Without going into great detail, what you will find is that Azure VMs have to use DHCP. By specifying a “Static IP” when we create the VM in the Azure portal all we did was create sort of a DHCP reservation. It is not exactly a DHCP reservation because a true DHCP reservation would remove that IP address from the DHCP pool. Instead, this specifying a Static IP in the Azure portal simply means that if that IP address is still available when the VM requests it, Azure will issue that IP to it. However, if your VM is offline and another host comes online in that same subnet it very well could be issued that same IP address.

There is another strange side effect to the way Azure has implemented DHCP. When creating a cluster with the Windows Server Failover Cluster GUI, there is not option to specify a cluster IP address. Instead it relies on DHCP to obtain an address. The strange thing is, DHCP will issue a duplicate IP address, usually the same IP address as the host requesting a new IP address. The cluster install will complete, but you may have some strange errors and you may need to run the Windows Server Failover Cluster GUI from a different node in order to get it to run. Once you get it to run you will need to change the core cluster IP address to an address that is not currently in use on the network.

You can avoid that whole mess by simply creating the cluster via Powershell and specifying the cluster IP address as part of the PowerShell command to create the cluster.

You can create the cluster using the New-Cluster command as follows:

New-Cluster -Name cluster1 -Node sql1,sql2 -StaticAddress 10.0.0.100 -NoStorage

After the cluster creation completes, you will also want to run the cluster validation by running the following command. You should expect to see some warnings about storage and network, but that is expected in Azure and you can ignore those warnings.

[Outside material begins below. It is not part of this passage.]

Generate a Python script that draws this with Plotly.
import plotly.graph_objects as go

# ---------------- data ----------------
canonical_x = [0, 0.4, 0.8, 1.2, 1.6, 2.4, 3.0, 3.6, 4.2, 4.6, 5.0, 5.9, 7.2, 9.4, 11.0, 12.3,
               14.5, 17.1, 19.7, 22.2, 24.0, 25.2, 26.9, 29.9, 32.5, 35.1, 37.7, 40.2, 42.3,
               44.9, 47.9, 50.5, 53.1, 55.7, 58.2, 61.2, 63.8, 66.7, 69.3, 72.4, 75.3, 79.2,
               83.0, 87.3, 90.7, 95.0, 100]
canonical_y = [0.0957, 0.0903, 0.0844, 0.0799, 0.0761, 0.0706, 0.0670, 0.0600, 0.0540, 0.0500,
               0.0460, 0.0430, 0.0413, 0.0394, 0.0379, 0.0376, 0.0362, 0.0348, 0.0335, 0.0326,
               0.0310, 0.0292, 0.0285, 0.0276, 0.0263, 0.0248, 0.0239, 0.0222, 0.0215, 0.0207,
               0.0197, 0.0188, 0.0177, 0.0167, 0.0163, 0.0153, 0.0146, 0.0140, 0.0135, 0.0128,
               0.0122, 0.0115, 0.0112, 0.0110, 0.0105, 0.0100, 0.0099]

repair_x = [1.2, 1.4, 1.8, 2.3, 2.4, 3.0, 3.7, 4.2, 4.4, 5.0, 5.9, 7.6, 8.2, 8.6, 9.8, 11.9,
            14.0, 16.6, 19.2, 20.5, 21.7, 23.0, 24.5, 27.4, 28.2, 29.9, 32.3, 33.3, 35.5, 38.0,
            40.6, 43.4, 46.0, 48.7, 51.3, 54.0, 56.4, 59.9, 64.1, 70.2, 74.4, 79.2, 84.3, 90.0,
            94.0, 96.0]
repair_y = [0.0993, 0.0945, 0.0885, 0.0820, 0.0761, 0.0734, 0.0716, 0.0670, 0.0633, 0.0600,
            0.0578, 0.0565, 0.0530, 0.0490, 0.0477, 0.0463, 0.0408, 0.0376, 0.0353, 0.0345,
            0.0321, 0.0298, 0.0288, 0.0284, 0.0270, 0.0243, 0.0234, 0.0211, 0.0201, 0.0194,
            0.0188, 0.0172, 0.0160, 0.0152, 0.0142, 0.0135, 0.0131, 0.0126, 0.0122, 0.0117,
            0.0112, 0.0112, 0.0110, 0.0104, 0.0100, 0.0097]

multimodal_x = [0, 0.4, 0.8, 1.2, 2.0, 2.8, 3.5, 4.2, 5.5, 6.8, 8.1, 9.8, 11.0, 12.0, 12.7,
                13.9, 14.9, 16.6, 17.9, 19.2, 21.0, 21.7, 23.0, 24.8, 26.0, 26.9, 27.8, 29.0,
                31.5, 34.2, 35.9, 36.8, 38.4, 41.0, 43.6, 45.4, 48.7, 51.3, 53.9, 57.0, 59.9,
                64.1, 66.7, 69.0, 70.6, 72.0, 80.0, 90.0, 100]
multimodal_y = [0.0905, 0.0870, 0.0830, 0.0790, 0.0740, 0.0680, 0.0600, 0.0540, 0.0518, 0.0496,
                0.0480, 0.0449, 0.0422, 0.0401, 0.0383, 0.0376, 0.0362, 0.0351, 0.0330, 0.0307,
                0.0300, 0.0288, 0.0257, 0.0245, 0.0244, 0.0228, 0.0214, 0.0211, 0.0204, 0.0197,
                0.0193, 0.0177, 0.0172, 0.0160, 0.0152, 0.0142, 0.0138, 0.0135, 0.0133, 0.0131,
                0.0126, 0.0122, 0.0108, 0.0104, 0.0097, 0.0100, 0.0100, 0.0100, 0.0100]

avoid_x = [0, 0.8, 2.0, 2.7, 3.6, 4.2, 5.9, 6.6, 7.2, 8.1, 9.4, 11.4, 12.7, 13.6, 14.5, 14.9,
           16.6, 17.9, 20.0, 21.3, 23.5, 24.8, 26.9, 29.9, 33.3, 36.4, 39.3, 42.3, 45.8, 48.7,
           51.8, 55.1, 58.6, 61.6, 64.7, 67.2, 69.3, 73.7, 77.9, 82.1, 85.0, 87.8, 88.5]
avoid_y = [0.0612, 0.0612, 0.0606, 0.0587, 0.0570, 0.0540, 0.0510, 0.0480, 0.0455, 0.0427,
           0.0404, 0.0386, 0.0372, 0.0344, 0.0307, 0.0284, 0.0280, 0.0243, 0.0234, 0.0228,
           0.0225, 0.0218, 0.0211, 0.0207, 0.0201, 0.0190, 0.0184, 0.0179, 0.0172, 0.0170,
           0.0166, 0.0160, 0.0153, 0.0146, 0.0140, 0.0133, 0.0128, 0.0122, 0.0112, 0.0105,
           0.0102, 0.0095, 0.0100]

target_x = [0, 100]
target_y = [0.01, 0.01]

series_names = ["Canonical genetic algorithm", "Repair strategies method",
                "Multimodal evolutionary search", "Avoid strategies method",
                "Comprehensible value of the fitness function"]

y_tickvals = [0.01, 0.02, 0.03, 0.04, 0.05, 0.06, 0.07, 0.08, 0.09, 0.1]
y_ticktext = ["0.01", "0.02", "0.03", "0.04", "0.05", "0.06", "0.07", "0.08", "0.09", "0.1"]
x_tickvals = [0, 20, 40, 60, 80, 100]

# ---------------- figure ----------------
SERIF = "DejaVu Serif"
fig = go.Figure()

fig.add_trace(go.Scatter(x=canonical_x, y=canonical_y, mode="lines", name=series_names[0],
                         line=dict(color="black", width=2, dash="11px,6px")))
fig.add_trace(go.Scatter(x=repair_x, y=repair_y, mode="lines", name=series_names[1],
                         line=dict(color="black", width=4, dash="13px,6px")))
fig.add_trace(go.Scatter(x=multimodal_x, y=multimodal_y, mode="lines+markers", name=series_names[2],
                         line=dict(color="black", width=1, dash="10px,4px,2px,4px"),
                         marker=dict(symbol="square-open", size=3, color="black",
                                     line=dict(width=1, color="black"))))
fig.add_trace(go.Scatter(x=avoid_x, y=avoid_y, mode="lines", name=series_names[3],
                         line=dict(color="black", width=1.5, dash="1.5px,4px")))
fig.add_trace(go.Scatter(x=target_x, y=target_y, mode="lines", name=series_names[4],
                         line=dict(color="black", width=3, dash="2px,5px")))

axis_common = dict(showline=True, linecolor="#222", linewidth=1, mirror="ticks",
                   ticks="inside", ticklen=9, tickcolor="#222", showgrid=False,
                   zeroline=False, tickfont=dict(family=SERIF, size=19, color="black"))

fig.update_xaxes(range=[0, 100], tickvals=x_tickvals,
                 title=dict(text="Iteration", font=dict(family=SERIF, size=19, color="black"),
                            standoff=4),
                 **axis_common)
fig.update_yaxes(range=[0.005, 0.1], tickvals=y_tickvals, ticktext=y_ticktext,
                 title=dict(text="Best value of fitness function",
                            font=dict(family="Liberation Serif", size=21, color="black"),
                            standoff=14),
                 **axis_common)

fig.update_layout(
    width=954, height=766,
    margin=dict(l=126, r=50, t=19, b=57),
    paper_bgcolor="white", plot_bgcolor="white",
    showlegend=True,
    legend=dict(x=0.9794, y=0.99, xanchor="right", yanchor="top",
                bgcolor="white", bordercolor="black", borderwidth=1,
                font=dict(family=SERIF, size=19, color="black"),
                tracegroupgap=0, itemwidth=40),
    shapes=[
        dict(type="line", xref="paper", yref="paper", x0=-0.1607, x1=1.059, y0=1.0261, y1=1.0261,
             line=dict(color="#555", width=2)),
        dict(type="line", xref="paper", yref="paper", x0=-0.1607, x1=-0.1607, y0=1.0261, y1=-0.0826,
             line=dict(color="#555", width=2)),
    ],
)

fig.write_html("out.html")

If any errors are reported you will need to address those before you move on.

Test-Cluster

Create a Quorum Witness

if you are running Windows 2016 or 2019 you will need to create a Cloud Witness for the cluster quorum. If you are running Windows Server 2012 R2 or 2008 R2 you will need to create a File Share Witness. The detailed instruction on witness creation can be found here.

Install DataKeeper

After the cluster is created it is time to install DataKeeper. It is important to install DataKeeper after the initial cluster is created so the custom cluster resource type can be registered with the cluster. If you installed DataKeeper before the cluster is created you will simply need to run the install again and do a repair installation.

Install DataKeeper after the cluster is created

During the installation you can take all of the default options. The service account you use must be a domain account and be in the local administrators group on each node in the cluster.

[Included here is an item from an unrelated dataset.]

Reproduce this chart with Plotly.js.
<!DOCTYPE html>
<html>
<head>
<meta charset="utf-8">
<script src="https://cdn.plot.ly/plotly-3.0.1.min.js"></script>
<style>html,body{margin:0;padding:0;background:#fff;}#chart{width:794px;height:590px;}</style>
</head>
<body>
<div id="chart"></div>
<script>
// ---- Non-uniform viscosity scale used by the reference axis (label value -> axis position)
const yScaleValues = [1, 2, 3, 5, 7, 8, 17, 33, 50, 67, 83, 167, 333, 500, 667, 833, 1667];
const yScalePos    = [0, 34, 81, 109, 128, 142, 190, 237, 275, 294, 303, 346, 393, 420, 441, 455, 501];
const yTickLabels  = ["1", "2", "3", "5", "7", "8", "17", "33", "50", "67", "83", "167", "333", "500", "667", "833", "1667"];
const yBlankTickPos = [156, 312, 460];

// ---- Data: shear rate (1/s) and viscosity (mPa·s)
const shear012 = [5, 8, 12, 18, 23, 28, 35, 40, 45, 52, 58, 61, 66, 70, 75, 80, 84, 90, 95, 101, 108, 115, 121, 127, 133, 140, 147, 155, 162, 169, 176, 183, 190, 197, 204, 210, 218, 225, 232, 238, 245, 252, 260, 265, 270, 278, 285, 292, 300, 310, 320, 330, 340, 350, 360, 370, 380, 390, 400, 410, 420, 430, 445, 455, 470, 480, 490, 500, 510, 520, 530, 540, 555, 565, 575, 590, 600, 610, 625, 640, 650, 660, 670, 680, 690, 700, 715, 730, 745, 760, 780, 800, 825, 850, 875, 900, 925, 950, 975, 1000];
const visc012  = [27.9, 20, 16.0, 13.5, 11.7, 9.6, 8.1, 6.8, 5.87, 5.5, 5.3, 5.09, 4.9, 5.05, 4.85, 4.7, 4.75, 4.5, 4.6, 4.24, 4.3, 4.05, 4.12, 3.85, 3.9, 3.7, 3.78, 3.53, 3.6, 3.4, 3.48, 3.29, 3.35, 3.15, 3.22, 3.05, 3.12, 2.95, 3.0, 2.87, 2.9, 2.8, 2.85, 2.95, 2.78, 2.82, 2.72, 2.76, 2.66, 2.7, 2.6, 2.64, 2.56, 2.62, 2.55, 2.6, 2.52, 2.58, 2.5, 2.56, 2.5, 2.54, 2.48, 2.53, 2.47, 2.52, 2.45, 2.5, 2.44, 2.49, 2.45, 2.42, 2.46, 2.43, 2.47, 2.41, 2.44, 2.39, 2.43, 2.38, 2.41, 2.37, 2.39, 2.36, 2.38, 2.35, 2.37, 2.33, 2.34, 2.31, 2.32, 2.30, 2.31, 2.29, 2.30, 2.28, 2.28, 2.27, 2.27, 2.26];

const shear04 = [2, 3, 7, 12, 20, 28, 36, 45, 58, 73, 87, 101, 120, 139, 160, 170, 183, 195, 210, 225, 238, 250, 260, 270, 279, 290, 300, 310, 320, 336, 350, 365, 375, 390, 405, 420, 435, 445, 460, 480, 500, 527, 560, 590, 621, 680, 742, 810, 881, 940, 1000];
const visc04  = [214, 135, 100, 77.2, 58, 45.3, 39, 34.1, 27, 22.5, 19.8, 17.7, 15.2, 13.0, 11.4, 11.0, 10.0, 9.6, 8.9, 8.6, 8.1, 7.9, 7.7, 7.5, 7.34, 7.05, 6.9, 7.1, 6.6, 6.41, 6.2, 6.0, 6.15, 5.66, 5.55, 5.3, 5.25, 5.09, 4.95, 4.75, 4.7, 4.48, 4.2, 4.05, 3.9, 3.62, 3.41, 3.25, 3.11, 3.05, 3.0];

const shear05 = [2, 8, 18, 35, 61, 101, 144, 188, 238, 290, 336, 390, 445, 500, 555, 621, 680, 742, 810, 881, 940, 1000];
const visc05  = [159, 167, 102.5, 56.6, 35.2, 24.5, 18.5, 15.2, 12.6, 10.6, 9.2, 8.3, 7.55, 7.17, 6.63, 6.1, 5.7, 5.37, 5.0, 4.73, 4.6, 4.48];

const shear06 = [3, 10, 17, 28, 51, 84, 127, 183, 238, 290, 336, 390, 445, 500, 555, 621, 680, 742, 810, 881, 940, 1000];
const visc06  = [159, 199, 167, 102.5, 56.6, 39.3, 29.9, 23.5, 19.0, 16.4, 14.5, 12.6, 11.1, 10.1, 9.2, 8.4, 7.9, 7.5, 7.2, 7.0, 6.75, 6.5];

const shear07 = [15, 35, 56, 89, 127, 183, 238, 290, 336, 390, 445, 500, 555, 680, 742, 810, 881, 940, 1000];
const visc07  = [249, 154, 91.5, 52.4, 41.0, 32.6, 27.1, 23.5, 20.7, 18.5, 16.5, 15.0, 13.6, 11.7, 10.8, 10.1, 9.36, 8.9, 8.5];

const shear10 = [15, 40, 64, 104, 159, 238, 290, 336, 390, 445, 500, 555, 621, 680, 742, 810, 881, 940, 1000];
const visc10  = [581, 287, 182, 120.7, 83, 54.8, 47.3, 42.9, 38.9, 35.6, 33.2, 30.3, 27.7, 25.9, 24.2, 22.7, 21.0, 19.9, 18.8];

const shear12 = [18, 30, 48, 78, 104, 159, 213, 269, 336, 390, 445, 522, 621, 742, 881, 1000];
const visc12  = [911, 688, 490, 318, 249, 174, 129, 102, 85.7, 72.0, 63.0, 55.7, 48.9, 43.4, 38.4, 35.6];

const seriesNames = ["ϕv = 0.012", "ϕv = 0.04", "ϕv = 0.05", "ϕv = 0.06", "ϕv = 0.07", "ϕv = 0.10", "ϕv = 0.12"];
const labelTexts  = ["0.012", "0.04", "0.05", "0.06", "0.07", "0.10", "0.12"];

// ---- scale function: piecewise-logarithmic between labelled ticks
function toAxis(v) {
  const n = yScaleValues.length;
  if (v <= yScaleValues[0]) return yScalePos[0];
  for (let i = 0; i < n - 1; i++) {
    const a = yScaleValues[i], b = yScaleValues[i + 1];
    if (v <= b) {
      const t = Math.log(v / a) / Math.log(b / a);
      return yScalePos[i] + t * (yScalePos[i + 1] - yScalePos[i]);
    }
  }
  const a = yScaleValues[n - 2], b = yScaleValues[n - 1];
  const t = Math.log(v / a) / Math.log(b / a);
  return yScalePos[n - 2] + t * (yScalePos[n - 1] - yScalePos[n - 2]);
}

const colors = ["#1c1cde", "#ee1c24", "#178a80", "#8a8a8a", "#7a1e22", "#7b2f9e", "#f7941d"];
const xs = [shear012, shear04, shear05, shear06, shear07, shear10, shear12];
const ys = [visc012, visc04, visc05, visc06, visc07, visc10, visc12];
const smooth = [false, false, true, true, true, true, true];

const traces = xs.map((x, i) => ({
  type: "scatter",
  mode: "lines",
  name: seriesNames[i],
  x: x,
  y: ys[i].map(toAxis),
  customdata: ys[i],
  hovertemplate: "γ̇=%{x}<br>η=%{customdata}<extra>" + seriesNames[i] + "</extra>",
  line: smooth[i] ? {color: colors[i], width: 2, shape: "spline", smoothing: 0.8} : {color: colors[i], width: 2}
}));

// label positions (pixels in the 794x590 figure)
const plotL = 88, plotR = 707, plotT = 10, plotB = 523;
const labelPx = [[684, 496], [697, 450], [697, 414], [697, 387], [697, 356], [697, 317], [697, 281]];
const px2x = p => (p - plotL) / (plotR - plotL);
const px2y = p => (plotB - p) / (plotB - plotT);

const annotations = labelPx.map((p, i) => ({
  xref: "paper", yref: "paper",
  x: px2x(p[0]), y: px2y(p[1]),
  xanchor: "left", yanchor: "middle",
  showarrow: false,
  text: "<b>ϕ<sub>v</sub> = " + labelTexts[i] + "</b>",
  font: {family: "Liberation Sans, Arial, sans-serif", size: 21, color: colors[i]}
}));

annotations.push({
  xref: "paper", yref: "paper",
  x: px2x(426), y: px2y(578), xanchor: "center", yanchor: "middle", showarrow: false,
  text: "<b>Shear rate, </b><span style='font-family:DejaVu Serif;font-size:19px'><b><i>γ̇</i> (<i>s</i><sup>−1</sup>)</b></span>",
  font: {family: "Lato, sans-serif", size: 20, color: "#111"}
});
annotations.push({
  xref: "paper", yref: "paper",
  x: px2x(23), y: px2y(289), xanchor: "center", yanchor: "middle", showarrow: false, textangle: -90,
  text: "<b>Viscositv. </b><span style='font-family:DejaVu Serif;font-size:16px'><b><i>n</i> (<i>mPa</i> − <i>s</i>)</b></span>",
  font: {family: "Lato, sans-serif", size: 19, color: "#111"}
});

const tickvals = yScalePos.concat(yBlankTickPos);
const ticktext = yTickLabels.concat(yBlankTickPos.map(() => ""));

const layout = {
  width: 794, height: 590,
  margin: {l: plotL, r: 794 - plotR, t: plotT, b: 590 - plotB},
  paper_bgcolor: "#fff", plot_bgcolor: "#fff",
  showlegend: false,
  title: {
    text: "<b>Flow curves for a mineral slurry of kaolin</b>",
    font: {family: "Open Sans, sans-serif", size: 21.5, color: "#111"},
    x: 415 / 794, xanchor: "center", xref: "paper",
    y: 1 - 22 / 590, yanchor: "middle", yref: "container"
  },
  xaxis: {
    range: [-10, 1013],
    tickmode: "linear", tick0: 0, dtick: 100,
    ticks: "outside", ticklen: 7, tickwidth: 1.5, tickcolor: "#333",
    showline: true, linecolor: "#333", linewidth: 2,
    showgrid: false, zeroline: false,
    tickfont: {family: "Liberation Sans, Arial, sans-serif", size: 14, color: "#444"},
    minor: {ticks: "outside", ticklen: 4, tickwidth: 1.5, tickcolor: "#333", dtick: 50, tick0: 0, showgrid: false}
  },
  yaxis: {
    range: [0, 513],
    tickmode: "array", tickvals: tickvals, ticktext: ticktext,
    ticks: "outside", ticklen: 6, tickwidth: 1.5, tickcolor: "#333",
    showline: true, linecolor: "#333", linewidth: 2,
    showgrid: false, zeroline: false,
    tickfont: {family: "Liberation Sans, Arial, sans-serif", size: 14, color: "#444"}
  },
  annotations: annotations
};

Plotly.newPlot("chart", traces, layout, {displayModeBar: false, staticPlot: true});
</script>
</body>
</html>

The service account must be a domain account that is in the Local Admins group on each node

Once DataKeeper is installed and licensed on each node you will need to reboot the servers.

Create the DataKeeper Volume Resource

To create the DataKeeper Volume Resource you will need to start the DataKeeper UI and connect to both of the servers.
Connect to SQL1

Connect to SQL2

Once you are connected to each server, you are ready to create your DataKeeper Volume. Right click on Jobs and choose “Create Job”

Give the Job a name and description.

Choose your source server, IP and volume. The IP address is whether the replication traffic will travel.

Choose your target server.

Choose your options. For our purposes where the two VMs are in the same geographic region we will choose synchronous replication. For longer distance replication you will want to use asynchronous and enable some compression.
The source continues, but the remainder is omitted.